安藤優 自分よりも実力は上だと思うので、見ていてすごいなと思うことが多いです。信頼しています。でも今兄貴が言ったように、個人戦とかでもあまり良い結果が出ないということに関して自分でも色々思うところがあると思います。でも昨年の僕も同じような感じだったので、注目されている分プレッシャーもあるかもしれませんが、気負わずに楽しくプレーして欲しいですね。団体戦では負けても終わりじゃないし、みんながいるので、思い切ってやってもらえたら1番だと思います。
――ラストイヤーで弟の優作選手と組んでいることにはやはり思い入れがありますか
安藤圭 内本とか因(京将、スポ1=石川・能登)などの大型ルーキーが入学してきて、周りからはそっちとは組まないの?とか聞かれたりもしたんですけど、そもそも僕の中ではペアを変えるという発送が無くて。選手単体で見たら彼らの方が実力はあるかもしれないのですが、ペアを変えるのは違うなと直感で思いました。もしかしたらそっちと組んでたら良い結果も残せていたかもしれないのですが、まあそんなことは分からないですけど、その時の判断は間違っていなかったと思います。
安藤優 僕は兄貴と組んでいるうちが1番結果を出せるのではないかと思っている部分も正直あります。自分が頑張ろうと思えるのは兄貴と組んでいるからこそなんだって思います。ペアが兄貴やから頑張らんとなって感じますし。兄弟で組んできて色々なことが分かってきて今に至ると思うので、その集大成として良い結果が残せたらと思います。僕も兄貴の最後の年を無駄にはしたくないので、頑張りたいです。
――最後にインカレへの意気込みを教えてください
安藤圭 僕らのチームは、僕ららしく、僕らの色を出して、自分たちの良さを最大限に発揮できたらその結果としてついてくるものはあると思うので、残り少ない時間ですけどしっかり準備をして、福岡の地で『早稲田の栄光』を歌えるように必死にやっていきたいです。

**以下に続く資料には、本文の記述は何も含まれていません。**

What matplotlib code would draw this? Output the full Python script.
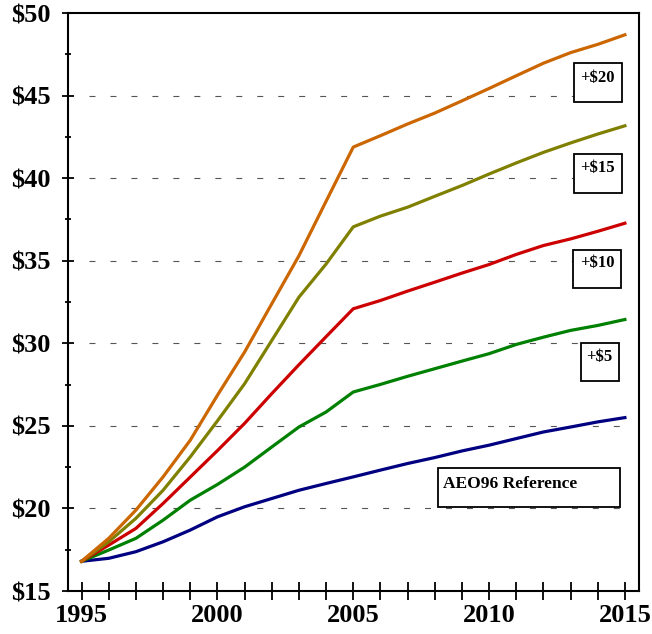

安藤優 やり切って終わったというのも良いとは思うのですがやはり負けたら悔しいと思うので、勝ちにこだわって団結して向かっていきたいです。
――ありがとうございました!
(取材・編集 吉田安祐香、三佐川唯、吉澤奈生)
安藤兄弟でのワセダでのラストイヤーを勝利で締めくくると誓いを立てた
◆安藤圭祐(あんどう・けいすけ)(※写真右)
1994年(平6)8月24日生まれ。身長173センチ。岐阜・中京高出身。スポーツ科学部4年。多くの試練を乗り越えて常勝軍団・ワセダを率いてきた頼れる主将。今回の対談では兄として、キャプテンとして、チームの主力としてなどの様々な表情を見せてくれました!几帳面な性格も伺える掃除トークは必見です(笑)!
◆安藤優作(あんどう・ゆうさく)(※写真左)
1996年(平8)9月17日生まれ。身長174センチ。岐阜・中京高出身。社会科学部2年。終始兄の圭祐選手とのペアへの思い入れが伝わってきました。チームの中核を担う選手としてしっかりと自覚を持ってプレーする姿が印象的ですが、掃除が苦手な一面もあるようです(笑)。